___ Listing
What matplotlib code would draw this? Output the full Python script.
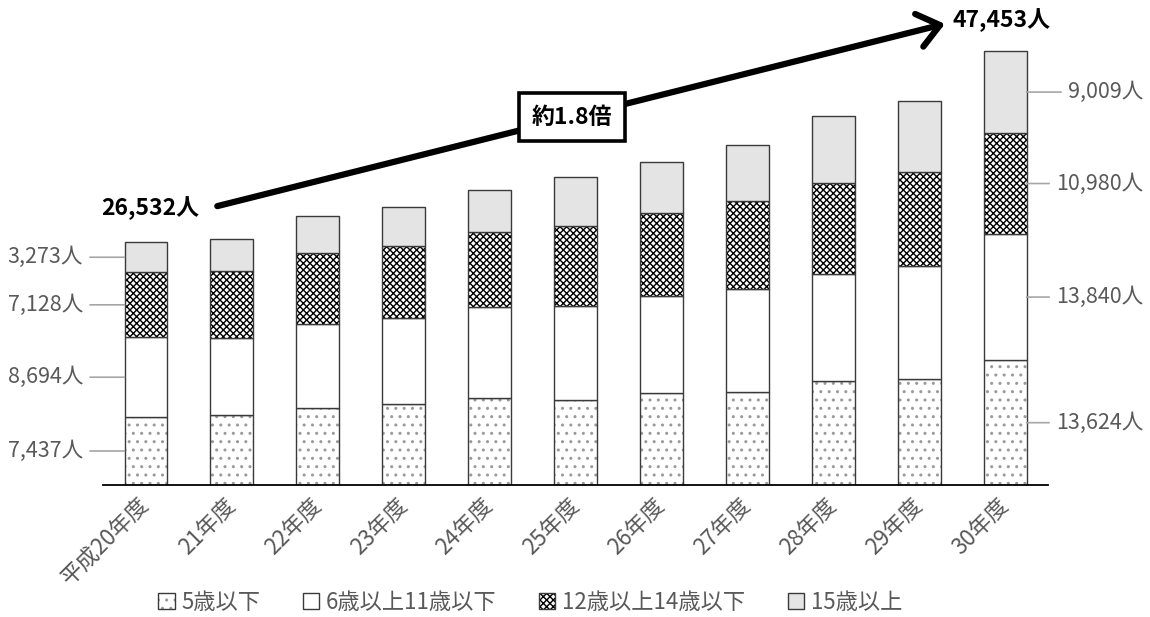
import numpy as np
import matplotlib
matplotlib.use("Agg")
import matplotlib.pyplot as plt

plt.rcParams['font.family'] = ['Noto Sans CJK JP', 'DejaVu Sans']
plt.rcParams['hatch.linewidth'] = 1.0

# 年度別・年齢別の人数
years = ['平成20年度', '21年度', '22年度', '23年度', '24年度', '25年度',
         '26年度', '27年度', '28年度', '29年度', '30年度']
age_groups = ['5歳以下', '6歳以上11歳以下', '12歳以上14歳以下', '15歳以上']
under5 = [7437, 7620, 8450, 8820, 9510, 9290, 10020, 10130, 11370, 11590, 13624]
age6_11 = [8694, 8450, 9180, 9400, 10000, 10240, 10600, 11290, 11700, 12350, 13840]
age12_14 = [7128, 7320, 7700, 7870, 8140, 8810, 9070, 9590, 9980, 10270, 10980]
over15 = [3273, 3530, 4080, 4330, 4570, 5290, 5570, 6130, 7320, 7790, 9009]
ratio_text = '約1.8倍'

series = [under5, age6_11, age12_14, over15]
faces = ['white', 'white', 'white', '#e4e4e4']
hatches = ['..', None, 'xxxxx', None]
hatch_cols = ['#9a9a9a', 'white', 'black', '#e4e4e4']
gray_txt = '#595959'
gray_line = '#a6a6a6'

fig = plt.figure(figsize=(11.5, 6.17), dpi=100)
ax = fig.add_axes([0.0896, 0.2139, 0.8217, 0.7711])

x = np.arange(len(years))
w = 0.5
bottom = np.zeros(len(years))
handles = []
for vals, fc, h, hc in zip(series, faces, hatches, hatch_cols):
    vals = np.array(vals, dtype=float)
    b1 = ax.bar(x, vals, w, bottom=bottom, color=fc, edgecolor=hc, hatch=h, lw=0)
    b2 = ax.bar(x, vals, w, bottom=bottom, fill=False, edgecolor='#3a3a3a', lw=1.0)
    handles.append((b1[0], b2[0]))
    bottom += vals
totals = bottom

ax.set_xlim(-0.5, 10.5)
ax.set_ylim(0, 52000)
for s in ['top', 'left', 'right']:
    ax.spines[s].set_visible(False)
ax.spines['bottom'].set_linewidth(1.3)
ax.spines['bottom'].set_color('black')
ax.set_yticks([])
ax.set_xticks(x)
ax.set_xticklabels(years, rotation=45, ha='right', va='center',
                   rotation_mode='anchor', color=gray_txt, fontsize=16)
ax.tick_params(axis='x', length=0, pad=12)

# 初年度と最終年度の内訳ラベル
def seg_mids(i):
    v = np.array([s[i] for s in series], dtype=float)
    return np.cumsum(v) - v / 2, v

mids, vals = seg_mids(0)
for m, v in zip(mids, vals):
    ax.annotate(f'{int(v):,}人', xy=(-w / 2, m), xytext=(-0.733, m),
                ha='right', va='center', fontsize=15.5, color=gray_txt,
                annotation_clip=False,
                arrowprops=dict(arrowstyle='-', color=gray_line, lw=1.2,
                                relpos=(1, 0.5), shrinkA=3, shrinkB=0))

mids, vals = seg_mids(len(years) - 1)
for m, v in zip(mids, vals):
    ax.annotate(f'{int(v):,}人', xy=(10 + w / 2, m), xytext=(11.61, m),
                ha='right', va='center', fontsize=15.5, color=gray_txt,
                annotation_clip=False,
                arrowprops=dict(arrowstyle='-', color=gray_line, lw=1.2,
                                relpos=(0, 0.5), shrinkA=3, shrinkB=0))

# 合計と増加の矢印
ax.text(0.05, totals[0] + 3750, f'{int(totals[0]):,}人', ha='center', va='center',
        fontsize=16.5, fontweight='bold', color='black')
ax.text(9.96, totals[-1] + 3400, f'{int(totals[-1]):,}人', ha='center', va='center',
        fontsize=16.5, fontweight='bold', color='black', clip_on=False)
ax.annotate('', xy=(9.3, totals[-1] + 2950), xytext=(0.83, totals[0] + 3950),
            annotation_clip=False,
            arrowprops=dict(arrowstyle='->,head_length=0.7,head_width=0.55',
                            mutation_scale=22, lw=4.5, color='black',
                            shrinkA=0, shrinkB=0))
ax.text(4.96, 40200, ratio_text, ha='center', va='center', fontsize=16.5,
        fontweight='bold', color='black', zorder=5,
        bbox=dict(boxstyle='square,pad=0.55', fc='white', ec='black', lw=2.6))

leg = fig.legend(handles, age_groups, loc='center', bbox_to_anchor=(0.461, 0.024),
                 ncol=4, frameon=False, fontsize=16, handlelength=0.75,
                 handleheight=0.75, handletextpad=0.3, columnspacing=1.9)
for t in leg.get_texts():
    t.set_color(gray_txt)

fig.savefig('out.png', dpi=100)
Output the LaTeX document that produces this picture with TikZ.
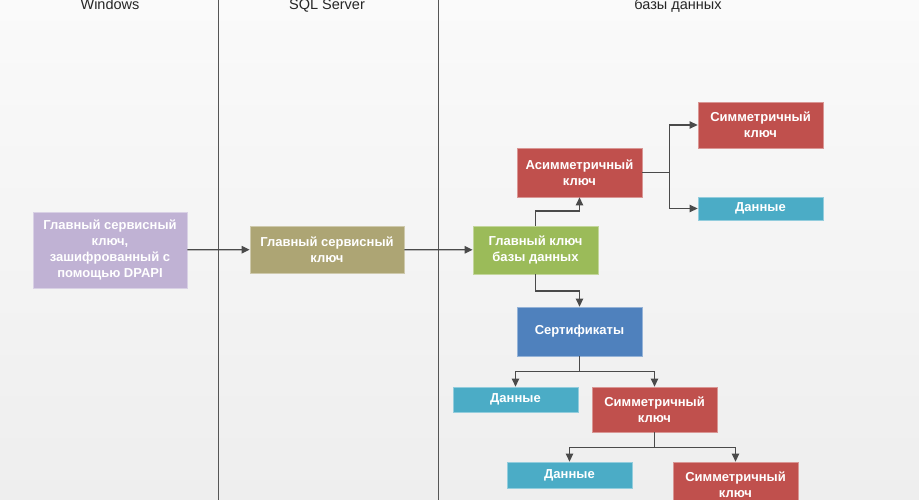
______
== Problem ==
The word "matplotlib" may occur in lines of the records. Report how many such lines there are, giving only the number.

== Answer for the task ==
4